Liposomal glutathione helps it survive the digestive tract, but it has the same problem as intravenous GSH in that in can't enter most cells in your body to raise intra-cellular levels.
Liposomal seems to work http://www.ncbi.nlm....ubmed/20535554/
Any studies to support that acetyl form works better?
That paper is in vitro- is there anything looking at efficacy in humans? Or animals? GetMaxed says it survives the GI tract, but didn't provide any evidence. The in vitro work suggests that it does penetrate the cell wall, but we don't know if it would hang around long enough, in high enough concentration, to do the same thing in humans.
I haven't seen any human studies on lipsomal GSH, I remember there being a rabbit in vivo study.
> GetMaxed says it survives the GI tract, but didn't provide any evidence
Thats just a general properties of liposomal delivery systems, nothing specific to glutathione.
I had the impression that the in-vitro works says it doesn't penetrate the cell wall, but has be broken down to the aminos, then transported into the cell and synthesized.
"Blocking γ-glutamylcysteine synthetase with buthionine sulfoxamine prevented replenishment with liposomal-GSH demonstrating the requirement for catabolism and resynthesis."

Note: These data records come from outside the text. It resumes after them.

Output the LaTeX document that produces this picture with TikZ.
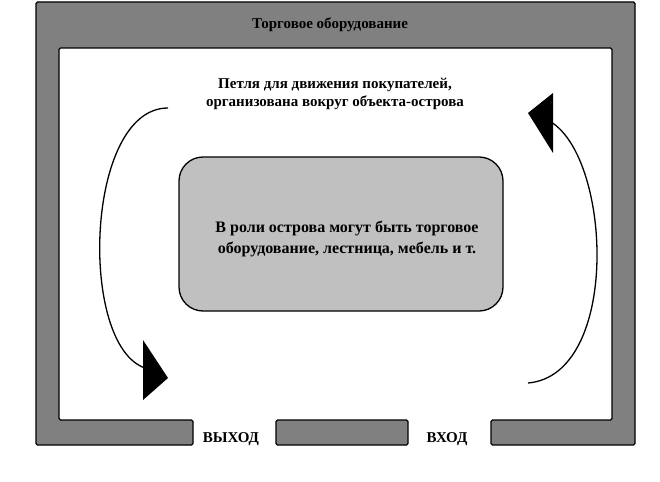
\documentclass[tikz,border=0pt]{standalone}
\usepackage{fontspec}
\setmainfont{Liberation Serif}
\definecolor{wallgray}{RGB}{128,128,128}
\definecolor{islandgray}{RGB}{192,192,192}
\begin{document}
\begin{tikzpicture}[x=1pt, y=-1pt,
    wall/.style={fill=wallgray, draw=black, line width=1.3pt, rounded corners=1.5pt},
    label/.style={font=\fontsize{15}{18}\selectfont\bfseries, align=center, inner sep=0pt},
    loop/.style={line width=1.3pt},
    head/.style={fill=black}]
    \useasboundingbox (0,0) rectangle (660,481);

    % walls of the hall
    \draw[wall] (36,2) -- (635,2) -- (635,445) -- (491,445) -- (491,420) -- (612,420)
        -- (612,48) -- (59,48) -- (59,420) -- (193,420) -- (193,445) -- (36,445) -- cycle;
    \draw[wall] (276,420) rectangle (408,445);

    \node[label] (title) at (330,25) {Торговое оборудование};

    % island
    \draw[fill=islandgray, line width=1.3pt, rounded corners=24pt] (179,157) rectangle (503,311);
    \node[label, font=\fontsize{16}{21}\selectfont\bfseries] (island) at (347,239)
        {В роли острова могут быть торговое\\оборудование, лестница, мебель и т.};

    \node[label] (path) at (335,94)
        {Петля для движения покупателей,\\организована вокруг объекта-острова};

    % customer loop
    \coordinate (a1) at (168,108);
    \coordinate (a2) at (145,368);
    \coordinate (b1) at (528,383);
    \coordinate (b2) at (551,122);
    \draw[loop] (a1) .. controls (85,108) and (78,345) .. (a2);
    \fill[head] (143,340) -- (168,378) -- (143,400) -- cycle;
    \draw[loop] (b1) .. controls (620,375) and (612,160) .. (b2);
    \fill[head] (553,93) -- (528,113) -- (553,153) -- cycle;

    \node[label] (exit) at (231,439) {ВЫХОД};
    \node[label] (entry) at (447,439) {ВХОД};
\end{tikzpicture}
\end{document}
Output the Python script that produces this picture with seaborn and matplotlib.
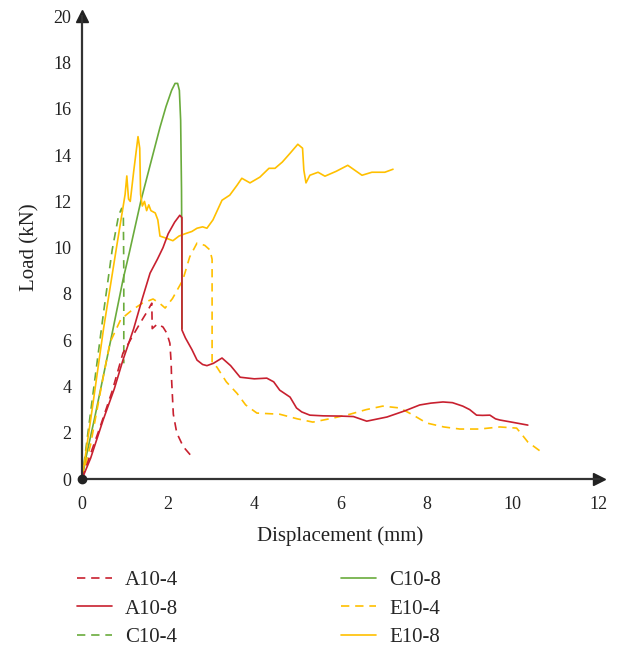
import matplotlib
matplotlib.use("Agg")
import matplotlib.pyplot as plt
import seaborn as sns
import numpy as np

# ---- data ----
a104_x = [0, 0.2, 0.42, 0.7, 0.95, 1.15, 1.35, 1.5, 1.62, 1.63, 1.75, 1.88, 1.97, 2.04, 2.07, 2.08, 2.12, 2.2, 2.35, 2.58]
a104_y = [0, 1.1, 2.25, 3.8, 5.44, 6.1, 6.74, 7.2, 7.6, 6.5, 6.7, 6.57, 6.3, 5.87, 5.0, 4.28, 2.8, 1.99, 1.4, 0.9]

a108_x = [0, 0.2, 0.49, 0.75, 0.95, 1.2, 1.4, 1.58, 1.75, 1.88, 2.0, 2.15, 2.27, 2.32, 2.32, 2.4, 2.55, 2.67, 2.8, 2.9, 3.05, 3.25,
          3.45, 3.67, 4.0, 4.29, 4.45, 4.59, 4.83, 4.98, 5.1, 5.29, 5.6, 5.99, 6.3, 6.61, 7.08, 7.5, 7.84, 8.1, 8.38, 8.6, 8.84,
          9.0, 9.16, 9.3, 9.47, 9.6, 9.7, 10.0, 10.35]
a108_y = [0, 0.9, 2.55, 3.9, 5.14, 6.5, 7.8, 8.9, 9.5, 10.0, 10.6, 11.1, 11.4, 11.3, 6.44, 6.1, 5.6, 5.14, 4.95, 4.9, 5.0, 5.23,
          4.9, 4.4, 4.33, 4.36, 4.2, 3.84, 3.54, 3.07, 2.9, 2.76, 2.73, 2.72, 2.7, 2.5, 2.68, 2.95, 3.2, 3.28, 3.33, 3.3, 3.15,
          3.0, 2.76, 2.75, 2.76, 2.6, 2.55, 2.45, 2.33]

c104_x = [0, 0.2, 0.5, 0.7, 0.85, 0.92, 0.96, 0.97, 0.97]
c104_y = [0, 2.9, 7.2, 9.9, 11.4, 11.7, 11.3, 9.0, 5.0]

c108_x = [0, 0.1, 0.3, 0.5, 0.7, 0.95, 1.1, 1.37, 1.6, 1.81, 1.95, 2.08, 2.16, 2.22, 2.26, 2.29, 2.31, 2.32, 2.32]
c108_y = [0, 1.0, 2.7, 4.5, 6.3, 8.6, 9.8, 12.05, 13.7, 15.2, 16.1, 16.8, 17.1, 17.1, 16.8, 15.5, 12.5, 9.0, 6.5]

e104_x = [0, 0.2, 0.45, 0.65, 0.9, 1.16, 1.4, 1.65, 1.8, 1.93, 2.1, 2.34, 2.5, 2.67, 2.85, 2.97, 3.02, 3.02, 3.13, 3.35, 3.6,
          3.8, 4.06, 4.59, 5.0, 5.36, 5.82, 6.22, 6.6, 6.98, 7.38, 7.7, 8.0, 8.4, 8.77, 9.23, 9.7, 10.09, 10.2, 10.35, 10.7]
e104_y = [0, 1.5, 4.0, 5.9, 6.9, 7.3, 7.6, 7.78, 7.6, 7.39, 7.8, 8.6, 9.6, 10.2, 10.1, 9.9, 9.5, 5.0, 4.84, 4.2, 3.7,
          3.2, 2.85, 2.8, 2.6, 2.46, 2.63, 2.8, 3.0, 3.15, 3.07, 2.75, 2.42, 2.25, 2.16, 2.16, 2.25, 2.2, 1.95, 1.6, 1.12]

e108_x = [0, 0.25, 0.5, 0.8, 1.0, 1.04, 1.08, 1.12, 1.2, 1.3, 1.34, 1.36, 1.4, 1.45, 1.5, 1.55, 1.6, 1.7, 1.76, 1.81, 1.97,
          2.11, 2.25, 2.39, 2.55, 2.67, 2.8, 2.9, 3.04, 3.25, 3.43, 3.6, 3.71, 3.9, 4.13, 4.34, 4.48, 4.65, 4.83, 5.01, 5.12,
          5.15, 5.2, 5.29, 5.48, 5.64, 5.9, 6.17, 6.5, 6.73, 7.03, 7.22]
e108_y = [0, 3.2, 6.5, 10.0, 12.3, 13.1, 12.1, 12.0, 13.3, 14.8, 14.3, 12.3, 11.8, 12.0, 11.6, 11.85, 11.6, 11.5, 11.2, 10.5, 10.4,
          10.3, 10.5, 10.6, 10.7, 10.84, 10.9, 10.84, 11.2, 12.05, 12.27, 12.7, 13.0, 12.8, 13.05, 13.43, 13.43, 13.7, 14.08, 14.47, 14.3,
          13.35, 12.8, 13.13, 13.26, 13.09, 13.3, 13.56, 13.13, 13.26, 13.26, 13.39]

x_ticks = [0, 2, 4, 6, 8, 10, 12]
y_ticks = [0, 2, 4, 6, 8, 10, 12, 14, 16, 18, 20]

RED = "#c8202f"
GREEN = "#6aab3c"
YELLOW = "#ffc000"

series = [
    ("A10-4", a104_x, a104_y, RED, (0, (5, 3.5))),
    ("A10-8", a108_x, a108_y, RED, "-"),
    ("C10-4", c104_x, c104_y, GREEN, (0, (5, 3.5))),
    ("C10-8", c108_x, c108_y, GREEN, "-"),
    ("E10-4", e104_x, e104_y, YELLOW, (0, (5, 3.5))),
    ("E10-8", e108_x, e108_y, YELLOW, "-"),
]

sns.set_style("white")
plt.rcParams["font.family"] = ["Liberation Serif", "DejaVu Serif"]

fig = plt.figure(figsize=(6.19, 6.48), dpi=100)
ax = fig.add_axes([0.1325, 0.2608, 0.835, 0.714])

draw_order = [3, 2, 5, 4, 0, 1]
handles = {}
for i in draw_order:
    name, xs, ys, col, ls = series[i]
    sns.lineplot(x=xs, y=ys, ax=ax, sort=False, estimator=None, color=col,
                 linewidth=1.2, linestyle=ls, label=name, legend=False)
    handles[i] = ax.lines[-1]

ax.set_xlim(0, 12)
ax.set_ylim(0, 20)
ax.set_xticks(x_ticks)
ax.set_yticks(y_ticks)
ax.tick_params(axis="both", direction="out", length=4, width=1.2, color="#333333",
               labelsize=13, labelcolor="#222222")
ax.tick_params(axis="x", pad=8)
ax.tick_params(axis="y", pad=3.5)
for s in ["top", "right"]:
    ax.spines[s].set_visible(False)
for s in ["left", "bottom"]:
    ax.spines[s].set_color("#333333")
    ax.spines[s].set_linewidth(1.6)

ax.plot(1, 0, ">", color="#222222", markersize=8, transform=ax.transAxes, clip_on=False)
ax.plot(0, 1, "^", color="#222222", markersize=8, transform=ax.transAxes, clip_on=False)
ax.plot(0, 0, "o", color="#222222", markersize=6, transform=ax.transAxes, clip_on=False, zorder=5)

ax.set_xlabel("Displacement (mm)", fontsize=15, color="#222222", labelpad=10)
ax.set_ylabel("Load (kN)", fontsize=15, color="#222222", labelpad=10)

leg_handles = [handles[i] for i in range(6)]
leg_labels = [s[0] for s in series]
fig.legend(leg_handles, leg_labels, loc="upper left", bbox_to_anchor=(0.111, 0.132),
           ncol=2, frameon=False, fontsize=15, handlelength=1.68, handletextpad=0.63,
           columnspacing=7.8, labelspacing=0.42, borderaxespad=0)

fig.savefig("out.png", dpi=100)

But it's odd then that there was such a difference with normal glutathione, as the same should be able to happen with that, so not sure what's happening there.
Also in that link article said
"In mixed neuronal/glial cultures depleted of intracellular GSH"
from what I've been researching restoring levels when they are already low, below that of homeostatic levels, isn't as relevant, even NAC will do the job then.
For what we're interested in, getting that extra extension in health/lifespan, there's a other factors that are at play too. Lately I've been looking into the epigenetic changes which downregulate the expression of Nrf2 and all the glutathione enzymes. I should finish up my article I've been writing on it...
But getting back on topic it would be good to see some more studies with SAG, especially comparing with liposomal, RibCys and NAC.